Veterinarian Robert Santos was leading Turlock Irrigation District incumbent Michael V. Crowell in unofficial election returns late Tuesday.
With about 90 percent of Stanislaus County's 388 precincts reporting, Santos had received 1,255 votes, or 58.2 percent, to Crowell's 891 votes, or 41.3 percent, in the District 4 contest.
Crowell, who has represented District 4 for the past 16 years, gave a blunt assessment of his chances when he spoke with The Bee after the polls closed Tuesday.
"It doesn't look too good for me right now," he said. "I'm not going to concede anything, but that's a pretty powerful vote for Rob Santos."
Santos, meanwhile, was encouraged by his strong showing in early returns.
"I'm very happy, so far," he said. "I just hope it continues."
And as the night wore on, the Santos lead did just that, holding fast with no signs of slippage.
The Turlock tilt was one of three contested seats in three irrigation district elections Tuesday.
Unlike Turlock, however, the incumbents in the Modesto and Oakdale irrigation districts held comfortable leads.
The MID's Cecil Hensley had received 2,323 votes, or 63.4 percent, against challenger Nicholas S. "Nick" Bavaro, who garnered 1,326, or 36.2 percent.
In Oakdale, Frank Clark had received 622 votes, or 63.4 percent, apparently fending off a challenge by Richard Sylvester, who had collected 356 votes, or 36.3 percent.

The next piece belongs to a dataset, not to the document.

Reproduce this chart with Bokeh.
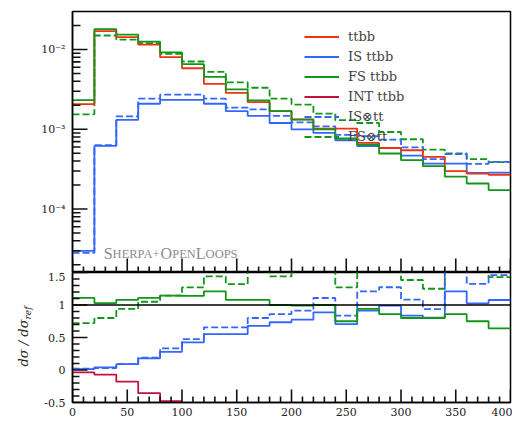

In the Turlock race, Santos built his campaign around the need for change. He said he wanted the TID to play a larger role in helping preserve farmland.
Santos raised questions about the planned surface water treatment plant, which would divert Tuolumne River water to Turlock and Ceres. He said he was worried that the plant would take water from farmers to meet the needs of urban customers.
He also said that the district needed to focus more on water conservation and overall system efficiencies.
Crowell, a farmer himself, said that while he preferred that the district maintain its agricul-tural character, the TID had no control over growth.
Santos said climate change will change that equation and could lead to water shortages.
Crowell, however, argued that the district had never experienced a serious water shortage and was taking steps, through projects such as the water treatment plant, to ensure such shortages would not happen.
Santos said he believed that his message of change and the need for stronger conservation resonated with voters.
"I don't think it's anything against Mike Crowell," he said. "Mike's a great guy. But I think there's a trend in this valley toward conservation and renewable sources of energy."